§ THE EXERCISE
Please output every line of the material as it stands, without the pictures.

>> Begin RECORDED INFORMATION

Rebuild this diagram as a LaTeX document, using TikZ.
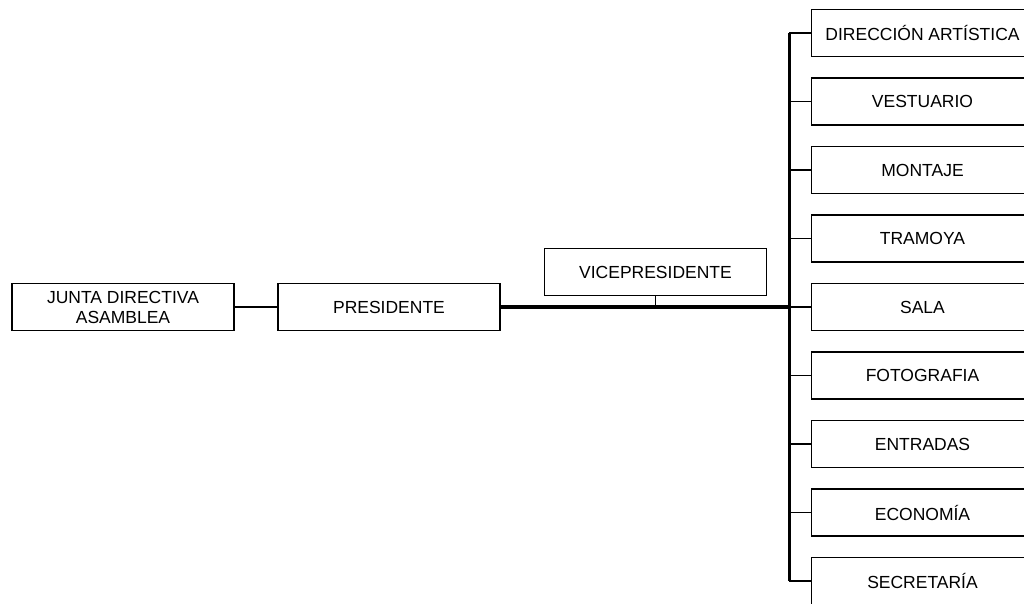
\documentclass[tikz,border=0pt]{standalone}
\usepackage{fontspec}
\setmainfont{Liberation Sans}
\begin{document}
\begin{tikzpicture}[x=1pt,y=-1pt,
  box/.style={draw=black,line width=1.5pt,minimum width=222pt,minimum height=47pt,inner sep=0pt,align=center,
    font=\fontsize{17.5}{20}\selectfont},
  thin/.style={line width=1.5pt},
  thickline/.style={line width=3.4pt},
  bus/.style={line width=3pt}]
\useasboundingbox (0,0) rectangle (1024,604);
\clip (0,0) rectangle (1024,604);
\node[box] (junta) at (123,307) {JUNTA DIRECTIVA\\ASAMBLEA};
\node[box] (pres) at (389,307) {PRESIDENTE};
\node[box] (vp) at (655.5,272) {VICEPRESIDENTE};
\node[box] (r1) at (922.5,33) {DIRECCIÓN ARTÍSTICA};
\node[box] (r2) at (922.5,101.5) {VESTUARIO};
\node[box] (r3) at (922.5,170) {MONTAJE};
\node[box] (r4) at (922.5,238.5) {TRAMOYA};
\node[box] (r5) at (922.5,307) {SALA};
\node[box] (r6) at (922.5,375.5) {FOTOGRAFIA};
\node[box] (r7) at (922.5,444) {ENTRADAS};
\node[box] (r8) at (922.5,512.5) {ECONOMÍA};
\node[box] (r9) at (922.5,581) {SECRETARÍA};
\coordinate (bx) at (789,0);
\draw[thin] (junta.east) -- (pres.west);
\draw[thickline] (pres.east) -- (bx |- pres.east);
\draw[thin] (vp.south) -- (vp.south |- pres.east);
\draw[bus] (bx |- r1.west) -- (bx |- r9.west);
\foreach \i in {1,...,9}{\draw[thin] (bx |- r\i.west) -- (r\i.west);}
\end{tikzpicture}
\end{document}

>> End RECORDED INFORMATION

§ FINAL RESULT
Rebuild this diagram as a LaTeX document, using TikZ.
\documentclass[tikz,border=0pt]{standalone}
\usepackage{fontspec}
\setmainfont{Liberation Sans}
\begin{document}
\begin{tikzpicture}[x=1pt,y=-1pt,
  box/.style={draw=black,line width=1.5pt,minimum width=222pt,minimum height=47pt,inner sep=0pt,align=center,
    font=\fontsize{17.5}{20}\selectfont},
  thin/.style={line width=1.5pt},
  thickline/.style={line width=3.4pt},
  bus/.style={line width=3pt}]
\useasboundingbox (0,0) rectangle (1024,604);
\clip (0,0) rectangle (1024,604);
\node[box] (junta) at (123,307) {JUNTA DIRECTIVA\\ASAMBLEA};
\node[box] (pres) at (389,307) {PRESIDENTE};
\node[box] (vp) at (655.5,272) {VICEPRESIDENTE};
\node[box] (r1) at (922.5,33) {DIRECCIÓN ARTÍSTICA};
\node[box] (r2) at (922.5,101.5) {VESTUARIO};
\node[box] (r3) at (922.5,170) {MONTAJE};
\node[box] (r4) at (922.5,238.5) {TRAMOYA};
\node[box] (r5) at (922.5,307) {SALA};
\node[box] (r6) at (922.5,375.5) {FOTOGRAFIA};
\node[box] (r7) at (922.5,444) {ENTRADAS};
\node[box] (r8) at (922.5,512.5) {ECONOMÍA};
\node[box] (r9) at (922.5,581) {SECRETARÍA};
\coordinate (bx) at (789,0);
\draw[thin] (junta.east) -- (pres.west);
\draw[thickline] (pres.east) -- (bx |- pres.east);
\draw[thin] (vp.south) -- (vp.south |- pres.east);
\draw[bus] (bx |- r1.west) -- (bx |- r9.west);
\foreach \i in {1,...,9}{\draw[thin] (bx |- r\i.west) -- (r\i.west);}
\end{tikzpicture}
\end{document}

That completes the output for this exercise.